Wednesday, October 31, 2007

What about Kucinich?

As faux conservative late show host Stephen Colbert starts to attract some ridiculous poll numbers – I’m not saying this is a bad thing – Democratic candidate Dennis Kucinich is again hanging out at the back of the pack with a measly 1 percent.

Kucinich admits to having seen a UFO. His wife is a F.L.I.L.F. (coined by the “Daily Show”). And when Kucinich was the mayor of Cleveland back in the ‘70s, the local mob put a hit on him. In other words, the guy is F---ING CRAZY.

It seems we had an Electoral College jester in Kucinich before Colbert came around, and one with some political moxy to boot. But straight-shooting, crazy uncle candidates like Kucinich and Mike Gravel somehow can’t lasso the counter culture momentum despite their viral YouTube viral campaign videos and addictive idiosyncrasies a plenty.

The moral? I dunno. If you’re not gonna vote, you might as well vote for one of these daffy bastards. At least they’re fun to watch.

Friday, October 12, 2007

‘Desperate’ Newsmen

Why was this column written in the Richmond Times-Dispatch? Seriously. Why draw attention to this ridiculous situation… (Damn, that’s what I’m doing right now.)

Didn’t the whole Imus affair teach us that no apology is better than a gutless, insincere one. Actually, the radio jock’s nappy-headed rant and this recent, benign poke at Philippine medical schools shouldn’t even be included in the same lame, poorly read blog entry. (Yes, I’m referring to mine.) One line was uttered by a media savvy professional…the other was uttered by the woman who helped 13-year-old boys get through puberty in “The Cool Surface” – Teri Hatcher. (I won’t even mention “The Adventures of Lois and Clark” – damn it, too late.)

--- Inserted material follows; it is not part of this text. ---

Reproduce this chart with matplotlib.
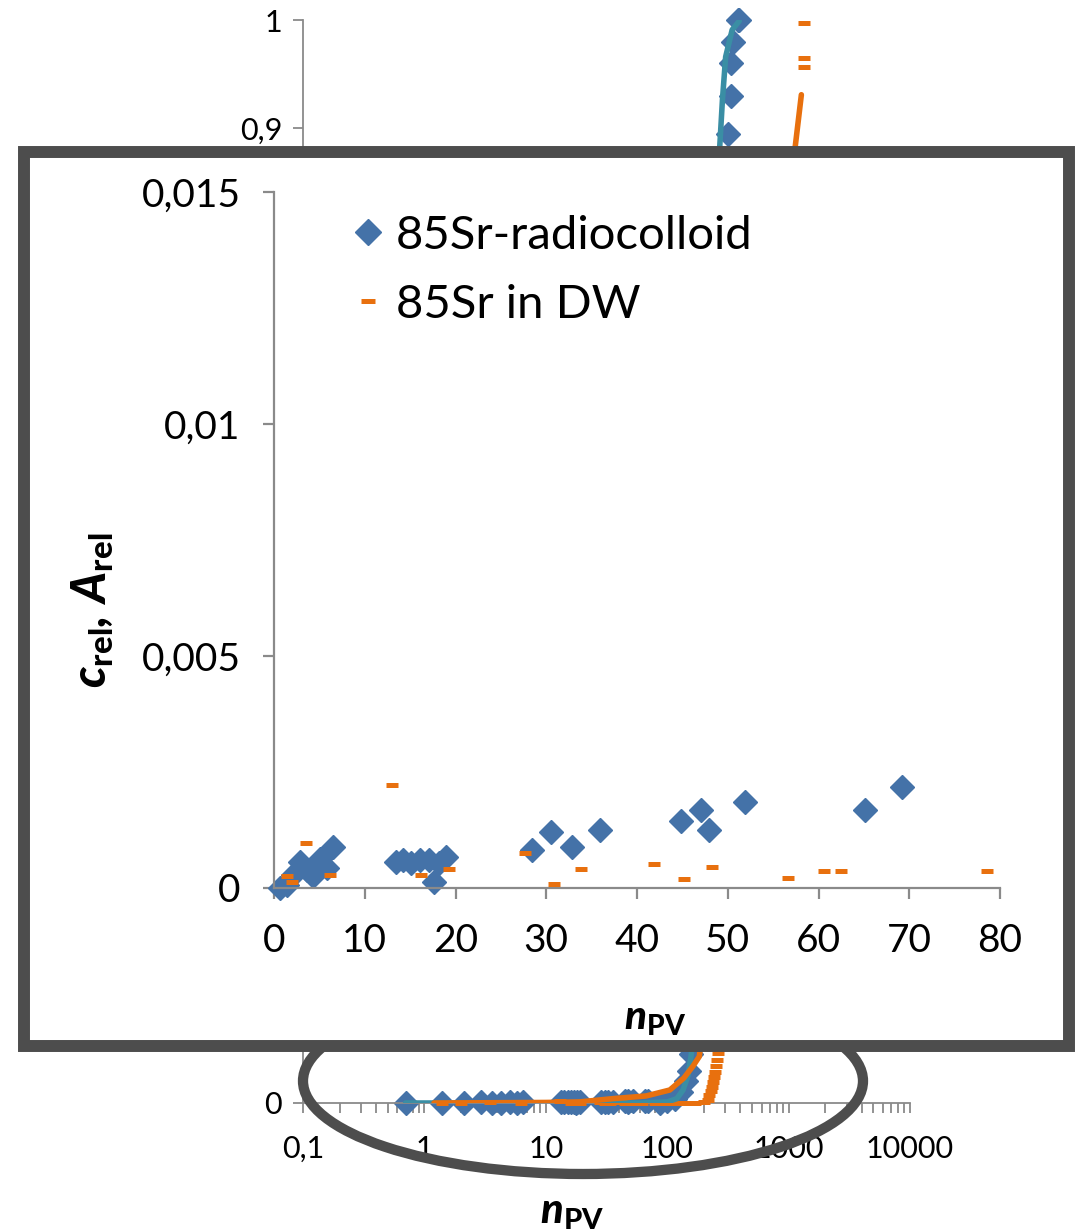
import matplotlib
matplotlib.use("Agg")
import matplotlib.pyplot as plt
from matplotlib.patches import Rectangle, Ellipse
from matplotlib.ticker import FixedLocator, FixedFormatter, LogLocator, NullFormatter

plt.rcParams['font.family'] = ['Lato', 'DejaVu Sans']
plt.rcParams['mathtext.fontset'] = 'custom'
plt.rcParams['mathtext.rm'] = 'Lato'
plt.rcParams['mathtext.bf'] = 'Lato:black'
plt.rcParams['mathtext.it'] = 'Lato:italic'
plt.rcParams['mathtext.bfit'] = 'Lato:italic:black'

# --- measured series -------------------------------------------------------
colloid_x = [0.7, 1.4, 2.1, 2.9, 3.6, 4.3, 5.1, 5.8, 6.5,
             13.4, 14.2, 15.1, 16.1, 17.1, 17.6, 18.2, 19.0,
             28.4, 30.5, 32.8, 35.9, 44.9, 47.1, 47.9, 51.9, 65.1, 69.2,
             88, 100, 115, 130, 142, 150, 156,
             314, 334, 336, 349, 385, 392]
colloid_y = [0.0, 0.00006, 0.00028, 0.00057, 0.00039, 0.00026, 0.00062, 0.00043, 0.00088,
             0.00057, 0.0006, 0.00054, 0.0006, 0.0006, 0.00014, 0.00054, 0.00067,
             0.00082, 0.00121, 0.00089, 0.00125, 0.00145, 0.00169, 0.00126, 0.00186, 0.00169, 0.00218,
             0.0, 0.002, 0.004, 0.01, 0.02, 0.03, 0.045,
             0.895, 0.93, 0.96, 0.98, 1.0, 1.0]

dw_x = [1.4, 2.0, 3.5, 6.2, 13.0, 16.2, 19.3, 27.7, 30.9, 33.8, 41.9, 45.2, 48.3,
        56.6, 60.6, 62.5, 78.6,
        95, 115, 140, 170, 200,
        215, 222, 228, 233, 238, 243, 248, 252, 256, 260,
        1330, 1340, 1345]
dw_y = [0.00026, 0.00014, 0.00098, 0.00029, 0.00222, 0.00029, 0.00041, 0.00075, 0.00009,
        0.00042, 0.00052, 0.00019, 0.00045, 0.00021, 0.00036, 0.00037, 0.00037,
        0.0003, 0.0003, 0.0002, 0.0004, 0.001,
        0.003, 0.007, 0.011, 0.015, 0.019, 0.024, 0.029, 0.034, 0.040, 0.046,
        0.957, 0.965, 0.997]

# --- fitted curves ----------------------------------------------------------
fit_colloid_x = [0.7, 20, 60, 100, 120, 135, 148, 158, 268, 285, 303, 343, 392]
fit_colloid_y = [0.0, 0.0, 0.0, 0.001, 0.004, 0.012, 0.025, 0.045, 0.874, 0.926, 0.966, 0.991, 0.999]

fit_dw_x = [1.2, 10, 19, 35.5, 67, 105, 137, 163, 184, 1109, 1274]
fit_dw_y = [0.0, 0.0005, 0.001, 0.004, 0.0065, 0.012, 0.023, 0.034, 0.043, 0.874, 0.931]

# --- axis ticks / labels ----------------------------------------------------
log_ticks = [0.1, 1, 10, 100, 1000, 10000]
log_tick_labels = ['0,1', '1', '10', '100', '1000', '10000']
main_y_ticks = [0.0, 0.1, 0.2, 0.3, 0.4, 0.5, 0.6, 0.7, 0.8, 0.9, 1.0]
main_y_labels = ['0', '0,1', '0,2', '0,3', '0,4', '0,5', '0,6', '0,7', '0,8', '0,9', '1']
zoom_x_ticks = [0, 10, 20, 30, 40, 50, 60, 70, 80]
zoom_x_labels = ['0', '10', '20', '30', '40', '50', '60', '70', '80']
zoom_y_ticks = [0.0, 0.005, 0.01, 0.015]
zoom_y_labels = ['0', '0,005', '0,01', '0,015']

series_names = ['85Sr-radiocolloid', '85Sr in DW']

BLUE = '#4472a8'
ORANGE = '#e8700e'
TEAL = '#3a8ea4'
AXIS = '#8a8a8a'
FRAME = '#4d4d4d'

W, H = 1076, 1230
fig = plt.figure(figsize=(W / 100, H / 100), dpi=100)


def frac(left, top, right, bottom):
    return [left / W, 1 - bottom / H, (right - left) / W, (bottom - top) / H]


# --- full breakthrough curve on log axis ---------------------------------
ax = fig.add_axes(frac(303, 20, 910, 1103), zorder=0)
ax.set_xscale('log')
ax.set_xlim(0.1, 10000)
ax.set_ylim(0, 1)
ax.plot(colloid_x, colloid_y, linestyle='none', marker='D', ms=12,
        color=BLUE, mec=BLUE, zorder=2, clip_on=False)
ax.plot(dw_x, dw_y, linestyle='none', marker='_', ms=8.6, mew=3.6,
        color=ORANGE, zorder=3, clip_on=False)
ax.plot(fit_colloid_x, fit_colloid_y, color=TEAL, lw=4, zorder=4,
        solid_capstyle='round')
ax.plot(fit_dw_x, fit_dw_y, color=ORANGE, lw=4, zorder=5,
        solid_capstyle='round')

for s in ['top', 'right']:
    ax.spines[s].set_visible(False)
for s in ['left', 'bottom']:
    ax.spines[s].set_color(AXIS)
    ax.spines[s].set_linewidth(1.3)
ax.xaxis.set_major_locator(FixedLocator(log_ticks))
ax.xaxis.set_major_formatter(FixedFormatter(log_tick_labels))
ax.xaxis.set_minor_locator(LogLocator(base=10, subs=[2, 3, 4, 5, 6, 7, 8, 9]))
ax.xaxis.set_minor_formatter(NullFormatter())
ax.yaxis.set_major_locator(FixedLocator(main_y_ticks))
ax.yaxis.set_major_formatter(FixedFormatter(main_y_labels))
ax.tick_params(axis='x', which='both', direction='out', length=7, width=1.3,
               color=AXIS, labelsize=22, pad=16)
ax.tick_params(axis='y', which='both', direction='out', length=7, width=1.3,
               color=AXIS, labelsize=22, pad=8)
ax.set_xlabel(r'$\mathbfit{n}_{\mathbf{PV}}$', fontsize=30)
ax.xaxis.set_label_coords((572 - 303) / (910 - 303), -(1194 - 1103) / (1103 - 20))
ax.patch.set_alpha(0)

# --- highlight ring around the low-concentration region --------------------
ring = Ellipse((583 / 100, (H - 1081) / 100), 5.60, 1.86,
               transform=fig.dpi_scale_trans, fill=False,
               edgecolor=FRAME, lw=7.4, zorder=0.5)
fig.add_artist(ring)

# --- framed inset panel ------------------------------------------------------
panel = Rectangle((24 / 100, (H - 1046) / 100), (1069 - 24) / 100, (1046 - 152) / 100,
                  transform=fig.dpi_scale_trans, facecolor='white',
                  edgecolor=FRAME, lw=8.6, zorder=1)
fig.add_artist(panel)

ins = fig.add_axes(frac(274, 192, 1000, 888), zorder=2)
ins.patch.set_alpha(0)
ins.set_xlim(0, 80)
ins.set_ylim(0, 0.015)
h1, = ins.plot(colloid_x, colloid_y, linestyle='none', marker='D', ms=12,
               color=BLUE, mec=BLUE, zorder=2, clip_on=False)
h2, = ins.plot(dw_x, dw_y, linestyle='none', marker='_', ms=8.6, mew=3.6,
               color=ORANGE, zorder=3, clip_on=False)
# keep only the points that fall inside the zoomed window
for line in (h1, h2):
    xs, ys = line.get_data()
    keep = [(a, b) for a, b in zip(xs, ys) if a <= 80 and b <= 0.015]
    line.set_data([k[0] for k in keep], [k[1] for k in keep])

for s in ['top', 'right']:
    ins.spines[s].set_visible(False)
for s in ['left', 'bottom']:
    ins.spines[s].set_color(AXIS)
    ins.spines[s].set_linewidth(1.6)
ins.xaxis.set_major_locator(FixedLocator(zoom_x_ticks))
ins.xaxis.set_major_formatter(FixedFormatter(zoom_x_labels))
ins.yaxis.set_major_locator(FixedLocator(zoom_y_ticks))
ins.yaxis.set_major_formatter(FixedFormatter(zoom_y_labels))
ins.tick_params(axis='x', direction='out', length=8, width=1.6,
                color=AXIS, labelsize=28, pad=17)
ins.tick_params(axis='y', direction='out', length=8, width=1.6,
                color=AXIS, labelsize=28, pad=16)
ins.set_xlabel(r'$\mathbfit{n}_{\mathbf{PV}}$', fontsize=29)
ins.xaxis.set_label_coords((655 - 274) / (1000 - 274), -(1001 - 888) / (888 - 192))
ins.set_ylabel(r'$\mathbfit{c}_{\mathbf{rel}}\mathbfit{,}\ \mathbfit{A}_{\mathbf{rel}}$',
               fontsize=34)
ins.yaxis.set_label_coords(-(274 - 116) / (1000 - 274), (888 - 610) / (888 - 192))

leg = ins.legend([h1, h2], series_names, loc='upper left', frameon=False,
                 fontsize=34, handlelength=0.55, handletextpad=0.32,
                 labelspacing=0.57, borderaxespad=0, markerscale=1.1,
                 bbox_to_anchor=((336 - 274) / (1000 - 274), (888 - 196) / (888 - 192)))

fig.savefig('out.png', dpi=100)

Doesn’t Michael Paul Williams have anything else to write about? What about an essay on the recent rash of violence aimed at the River City’s ice cream servers – is there a vanilla connection? Something slamming hockey as racist? Maybe he should be at the Folk Festival counting how many white dudes are dressed up like John Popper from Blues Traveler.

In the meantime, tune in to “Desperate Housewives” next week, when Eva Longoria disparages drag queen brunches by ordering sausage patties, and not links.

Wednesday, October 10, 2007

That MySpace hooker has her own show?

You know it’s bad when the most accurate description of someone is a “poor woman’s Cindy Margolis.”

But that’s just exactly who MySpace super-skank Tia Tequila is. Actually, the Web 2.0 diva is much less.

Filthy belly button ring? Check. Ambiguous possibly Asian, possibly South American ethnicity? Check. (She’s from Vietnam.) And oh yeah, bad tattoos? You bet.

And she has a dirty little secret for you and her parents….she’s bi-sexual. Oh snap! With men and women vying for her overflowing flirtations and a chance of a possible mention on “Access Hollywood,” anything can happen….anything that involves a third grade vocabulary and whipped cream. Even Brett Michaels is blushing.

There’s nothing better than scripted reality TV starring social networking whores. Who am I kidding? We’ll all watch it on MTV.